Cooked this Ayam Percik and a Chocolate Swirl Cheesecake on Sunday for dinner at mum's place as a surprise birthday celebration for dearest mummy.
All at home enjoyed this Malaysian-style grilled chicken very much. The marinate mix has done a great job to make the chicken meat juicy, tender and....yummy-licious.
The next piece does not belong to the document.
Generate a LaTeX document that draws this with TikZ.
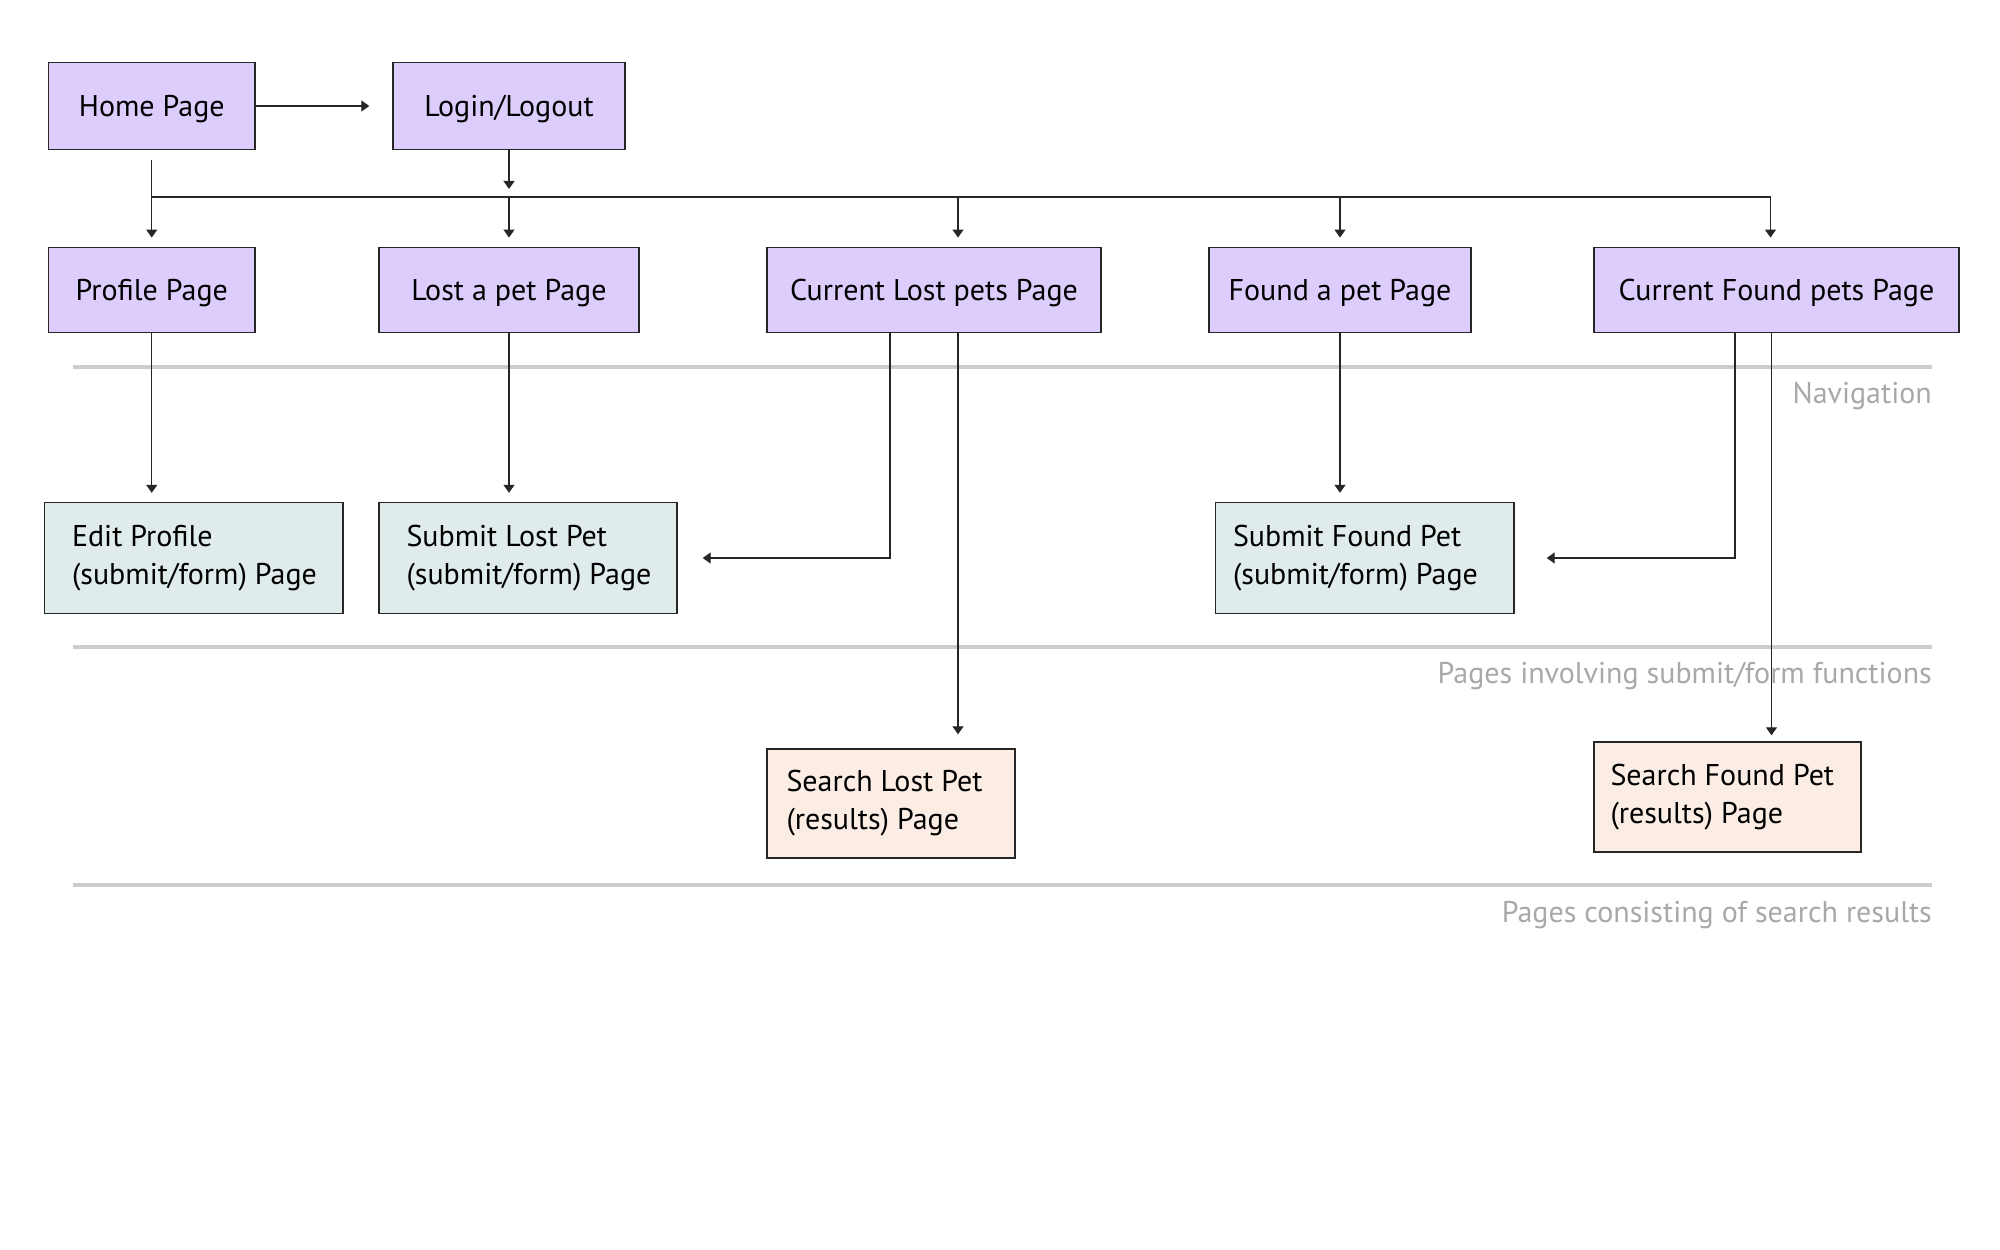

It's also very easy to assemble and cook, in comparison with some complex and time-consuming Malaysian dishes.
Ayam Percik Recipe
(adapted from My Kitchen Snippets with slight modifications)
Ingredients:
- 3 chicken thighs and 10 mid-wings
- 2 tsp tamarind (Assam) paste
- 1 tsp cinnamon
- 1 packet (200ml) low fat coconut milk
- 2 tbsp light soya sauce
Spice:
- 6 pieces buah keras (candlenuts)
- 8 cloves of Garlic
- 3 tbsp sambal chili paste
- 2” ginger, sliced
- 3 stalks lemongrass – sliced thinly
Cooking Steps:
- Clean the chicken and pat dry with paper towel
- Blend the spice ingredients in a blender till paste form
- Mix the spice paste with the rest of the ingredients together in a mixing bowl
- Add the chicken and marinate for at least 3 hours
- Place the chicken pieces in a roasting pan lined with aluminium foil, pour half of the marinates over the chicken pieces
- Roast for 20 minutes at 200 deg C. Turn the chicken pieces over and bast them with the remaining marinates
- Bake for another 20 minutes or until the chicken pieces are cooked and turned golden brown
- Serve hot with rice
And, this is the Chocolate Swirl Cheesecake, decorated with fresh strawberries. Recipe adapted from Bakericious but I halved the quantity.